Years ago I had a somewhat similar issue when using Linux to connect to an SMB share on a Linux server. I could work with the files just fine in the file explorer apps, but an app like VLC would not always play the videos from that share even though it saw the files. I believe the problem was with how the connection to the SMB share was made. I believe I was using KDE at the time. Using KDE's Dolphin (file explorer app) to connect to share versus connecting via command line would was the reason for the failure. Unfortunately that was so many years ago I don't recall what was different between how those mounts were made although one of the posts I found at the time did explain it.
FYI, I know macOS dropped the open source SMB implementation used for years in macOS and developed their own custom SMB implementation at some point. So a lot of older information online may no longer apply to more recent versions of macOS as regards to configuration files and settings. Here are some posts I found....maybe they will spark an idea.

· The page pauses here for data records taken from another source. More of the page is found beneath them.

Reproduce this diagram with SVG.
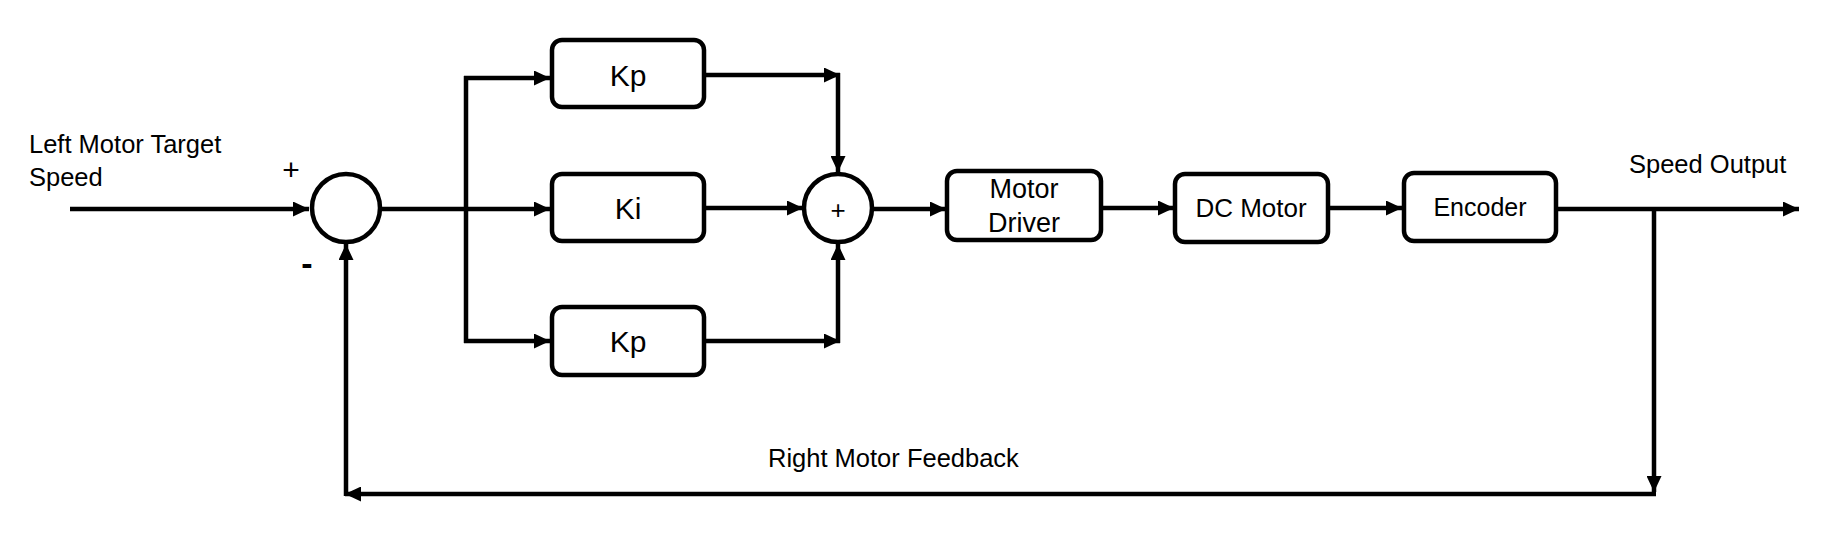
<svg xmlns="http://www.w3.org/2000/svg" width="1837" height="545" viewBox="0 0 1837 545">
<style>
.box{fill:#fff;stroke:#000;stroke-width:4.5}
.sum{fill:#fff;stroke:#000;stroke-width:4.5}
.ln{fill:none;stroke:#000;stroke-width:4.5}
.arr{marker-end:url(#ah)}
text{font-family:"Liberation Sans",Arial,sans-serif;fill:#000}
.lbl{font-size:25.5px}
.sg{font-size:30px;text-anchor:middle}
.bl{font-size:25px;text-anchor:middle}
.k{font-size:30px;text-anchor:middle}
</style>
<defs>
<marker id="ah" markerUnits="userSpaceOnUse" markerWidth="17" markerHeight="15" refX="16" refY="7.5" orient="auto" viewBox="0 0 17 15">
<path d="M0,0 L16,7.5 L0,15 z" fill="#000"/>
</marker>
</defs>
<rect width="1837" height="545" fill="#fff"/>
<g id="connectors">
<path class="ln arr" d="M70,209 H309"/>
<path class="ln arr" d="M380,209 H550"/>
<path class="ln" d="M466,76 V343"/>
<path class="ln arr" d="M464,78 H550"/>
<path class="ln arr" d="M464,341 H550"/>
<path class="ln arr" d="M706,75 H840"/>
<path class="ln arr" d="M838,73 V172"/>
<path class="ln arr" d="M706,208 H803"/>
<path class="ln arr" d="M706,341 H840"/>
<path class="ln arr" d="M838,343 V244"/>
<path class="ln arr" d="M872,209 H946"/>
<path class="ln arr" d="M1103,208 H1174"/>
<path class="ln arr" d="M1330,208 H1402"/>
<path class="ln arr" d="M1558,209 H1799"/>
<path class="ln arr" d="M1654,207 V492"/>
<path class="ln arr" d="M1656,494 H345"/>
<path class="ln arr" d="M346,496 V244"/>
</g>
<g id="sum1">
<circle class="sum" cx="346" cy="208" r="34"/>
<text class="sg" x="291" y="180">+</text>
<text class="sg" x="307" y="275" style="font-size:34px;font-weight:bold">-</text>
</g>
<g id="kp-top">
<rect class="box" x="552" y="40" width="152" height="67" rx="10"/>
<text class="k" x="628" y="86">Kp</text>
</g>
<g id="ki">
<rect class="box" x="552" y="174" width="152" height="67" rx="10"/>
<text class="k" x="628" y="219">Ki</text>
</g>
<g id="kp-bottom">
<rect class="box" x="552" y="307" width="152" height="68" rx="10"/>
<text class="k" x="628" y="352">Kp</text>
</g>
<g id="sum2">
<circle class="sum" cx="838" cy="208" r="34"/>
<text class="sg" x="838" y="219" style="font-size:26px">+</text>
</g>
<g id="motor-driver">
<rect class="box" x="947" y="171" width="154" height="69" rx="10"/>
<text class="bl" x="1024" y="198" style="font-size:27px">Motor</text>
<text class="bl" x="1024" y="232" style="font-size:27px">Driver</text>
</g>
<g id="dc-motor">
<rect class="box" x="1175" y="174" width="153" height="68" rx="10"/>
<text class="bl" x="1251" y="217" style="font-size:26px">DC Motor</text>
</g>
<g id="encoder">
<rect class="box" x="1404" y="173" width="152" height="68" rx="10"/>
<text class="bl" x="1480" y="216">Encoder</text>
</g>
<g id="labels">
<text class="lbl" x="29" y="153">Left Motor Target</text>
<text class="lbl" x="29" y="186">Speed</text>
<text class="lbl" x="1629" y="173">Speed Output</text>
<text class="lbl" x="768" y="467">Right Motor Feedback</text>
</g>
</svg>
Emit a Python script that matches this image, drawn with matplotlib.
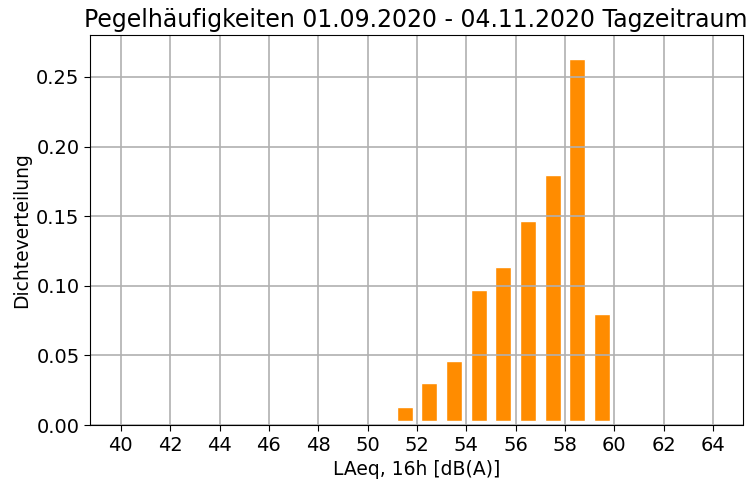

Seems like this other forum post shows the issue from a few years ago with Catalina:
https://superuser.com/questions/1515899/smb-access-issues-server-2016-from-mac-catalina
Maybe this will give you some clues as well even though it references Big Sur accessing SMB shares on a TrueNAS server:
https://www.truenas.com/community/threads/what-are-the-optimal-macos-settings.93986/
Here is another forum post about Catalina and some SMB shares:
https://apple.stackexchange.com/questions/362739/what-causes-some-network-drives-using-smb-no-longer-connect-to-macos-catalina/363648#363648
I believe Catalina will use SMBv3 by default and connect using SMBv3 if possible and goes backwards from there if necessary. You must be using some very old Linux system if it only supports SMBv1. Any Linux since 2015 I believe should support SMBv2. I think I would find another way to share files instead of having SMBv1 enabled at all.